Condensed representation

The chemical structure representation of a protein sequence can be compressed efficiently by representing all unmodified natural amino acids by single so-called pseudo atoms.

[Image: Example protein sequence.]

Example protein sequence. The second residue of the second chain has been modified from Glu to 4-carboxy-glutamate.

[Image: Full structure version of example protein.]

Full structure representation of example protein sequence.

[Image: Condensed structure version of example protein.]

Condensed structure representation of example protein sequence. Only the 4-carboxy-glutamate is represented as a full structure.

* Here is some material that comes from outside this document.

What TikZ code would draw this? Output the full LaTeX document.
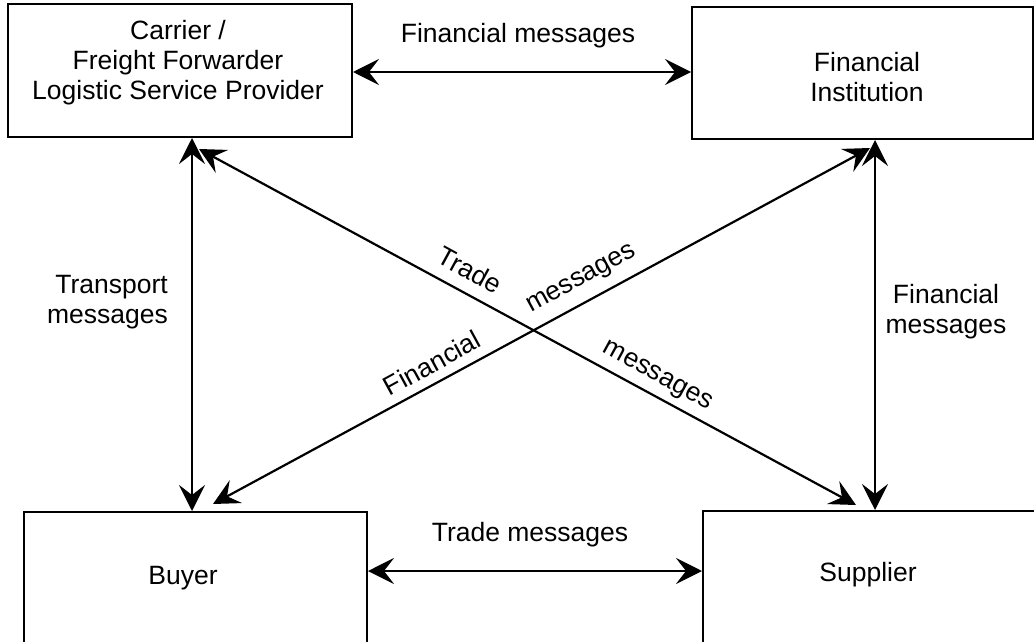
\documentclass[tikz,border=0pt]{standalone}
\usepackage{fontspec}
\setmainfont{Liberation Sans}
\usetikzlibrary{arrows.meta}
\begin{document}
\begin{tikzpicture}[x=1pt,y=-1pt,
  box/.style={draw,line width=2pt,rectangle,inner sep=0pt},
  txt/.style={align=center,inner sep=0pt,font=\fontsize{26.5}{30}\selectfont},
  arr/.style={line width=2.2pt,{Stealth[length=26pt,width=26pt,inset=10pt]}-{Stealth[length=26pt,width=26pt,inset=10pt]}}]
\useasboundingbox (0,0) rectangle (1034,642);
\clip (0,0) rectangle (1034,642);
% boxes
\node[box,minimum width=344pt,minimum height=133pt] (carrier) at (180,70.5) {};
\node[box,minimum width=341pt,minimum height=132pt] (fi) at (862.5,73) {};
\node[box,minimum width=343pt,minimum height=138pt] (buyer) at (195.5,581) {};
\node[box,minimum width=342pt,minimum height=139pt] (supplier) at (874,580.5) {};
% box texts
\node[txt] (carriertxt) at (178,63) {Carrier /\\Freight Forwarder\\Logistic Service Provider};
\node[txt] (fitxt) at (867,77) {Financial\\Institution};
\node[txt] (buyertxt) at (183,578) {Buyer};
\node[txt] (suppliertxt) at (868,575) {Supplier};
% connectors
\draw[arr] ([yshift=-1.5pt]carrier.east) -- ([yshift=-1.5pt]carrier.east -| fi.west);
\draw[arr] ([yshift=10pt]buyer.east) -- ([yshift=10pt]buyer.east -| supplier.west);
\draw[arr] ([xshift=12pt]carrier.south) -- ([xshift=12pt]carrier.south |- buyer.north);
\draw[arr] ([xshift=12.5pt]fi.south) -- ([xshift=12.5pt]fi.south |- supplier.north);
\draw[arr] ([shift={(19pt,-11pt)}]carrier.south) -- ([shift={(-18pt,5pt)}]supplier.north);
\draw[arr] ([shift={(7.5pt,-8pt)}]fi.south) -- ([shift={(17.5pt,7pt)}]buyer.north);
% labels
\node[txt] (l1) at (518,36) {Financial messages};
\node[txt] (l2) at (530,535) {Trade messages};
\node[txt,align=right,anchor=east] (l3) at (168,302) {Transport\\messages};
\node[txt] (l4) at (946,312) {Financial\\messages};
\node[txt,rotate=-28.6] (l5) at (470,270) {Trade};
\node[txt,rotate=-28.6] (l6) at (657,377) {messages};
\node[txt,rotate=28.6] (l7) at (582,280) {messages};
\node[txt,rotate=28.6] (l8) at (432,363) {Financial};
\end{tikzpicture}
\end{document}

All other residues are represented by single atoms.


Below are examples of full structure molfiles generated from protein entries with a varying number of expressed amino acids.

If you attempt to register these molecules in a normal chemistry database, you will find that registration eventually becomes a very lengthy process as the number of residues grow.

By using the condensed representation instead the size and complexity of the molfile is greatly reduced - without chemical information loss. Compare the file sizes and registration performance of the full-structure files above with the equivalent condensed representations using pseudo atoms below.

The condensed representation above is known as the "simple condensed" format. Symyx/MDL Draw users will probably want to use the "MDL condensed format" which includes extra annotations that enable the drawing tool to expand/contract residues and layout disulfide bridges nicely.